The second problem with this trend is that I don't think putting thousands of small non-profits into a fishbowl and having them compete for a dollar is the way to solve community problems. I work in child health care. I believe solving homelessness and improving education are equally worthy missions. I don't want to get into a fight with my hard-working colleagues for your monetary love.
Further, non-profits must be cognizant of, what I coined, our "outreach capital." How many times can we send email blasts to our group of supporters asking for money before they unsubscribe? To cooperate with all these fundraising contests put on by third parties (Pepsi, regional United Way, Razoo are examples), we are expending lots of outreach capital, as well as providing lots of PR for them. But we need to reserve our outreach capital for our own fundraising agenda. We need to keep our own strategy top of mind and not be swayed by giants pulling our strings.

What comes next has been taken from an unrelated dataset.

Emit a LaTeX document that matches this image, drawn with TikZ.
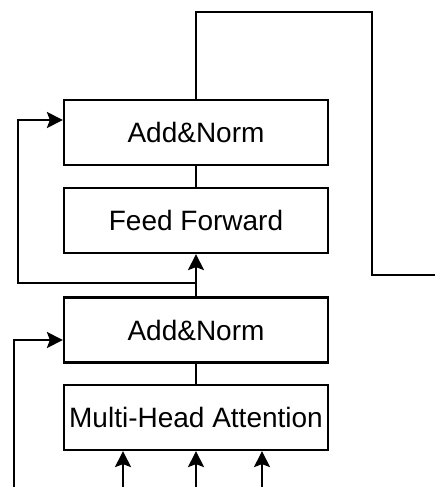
\documentclass[tikz,border=0pt]{standalone}
\usepackage{fontspec}
\setmainfont{Liberation Sans}
\usetikzlibrary{arrows.meta}
\begin{document}
\begin{tikzpicture}[x=1pt,y=-1pt,
  blk/.style={draw=black, line width=2.2pt, minimum width=264pt, minimum height=65pt, inner sep=0pt, font=\fontsize{28}{33}\selectfont},
  ln/.style={draw=black, line width=2.2pt},
  arr/.style={ln, -{Stealth[length=16pt,width=16pt,inset=3pt]}}]
\useasboundingbox (0,0) rectangle (434,487);
\node[blk] (an2) at (196,132.5) {Add\&Norm};
\node[blk] (ff)  at (196,220.5) {Feed Forward};
\node[blk] (an1) at (196,330) {Add\&Norm};
\node[blk] (mha) at (196,417.5) {Multi-Head Attention};
% output line
\coordinate (o1) at (196,12);
\coordinate (o2) at (372,12);
\coordinate (o3) at (372,275);
\coordinate (o4) at (436,275);
\draw[ln] (an2.north) -- (o1) -- (o2) -- (o3) -- (o4);
% internal connections
\draw[ln] (ff.north) -- (an2.south);
\draw[arr] (an1.north) -- (ff.south);
\draw[ln] (mha.north) -- (an1.south);
% residual upper
\coordinate (p1) at (18,283);
\coordinate (p2) at (18,120);
\draw[arr] (an1.north |- p1) -- (p1) -- (p2) -- (p2 -| an2.west);
% residual lower
\coordinate (q1) at (14,489);
\coordinate (q2) at (14,340);
\draw[arr] (q1) -- (q2) -- (q2 -| an1.west);
% inputs
\coordinate (i1) at (123,489);
\coordinate (i2) at (196,489);
\coordinate (i3) at (262,489);
\draw[arr] (i1) -- (i1 |- mha.south);
\draw[arr] (i2) -- (i2 |- mha.south);
\draw[arr] (i3) -- (i3 |- mha.south);
\end{tikzpicture}
\end{document}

Here is my suggestion relating to this problem:
Third parties should raise their own money for local non-profits. You raise the money yourselves, and then grant it to the non-profits. You could raise money by offering a special product for sale or by undertaking a short-term special fundraising drive yourself. Non-profits can propose to you for how we would use a grant (utilizing my suggestions in #1 above, of course), and then you choose the grantees. This would be similar to how foundation funding gets disbursed.
So, I am asking funders to think again about the proverbial win/win. We non-profits are delighted to publicly thank corporate funders in every way we can. We want you to get a return on your investment in positive PR, in enhanced recruitment and retention, and in just knowing that you are a great corporate citizen. In return, please don't make us use up our "outreach capital" on your goals rather than ours, and please don't stretch us even thinner than we are through overly burdensome requirements for grant writing.
My dear corporate funders: Know that I nip your hand in only the friendliest manner of a frisky puppy. Please don't stop feeding me.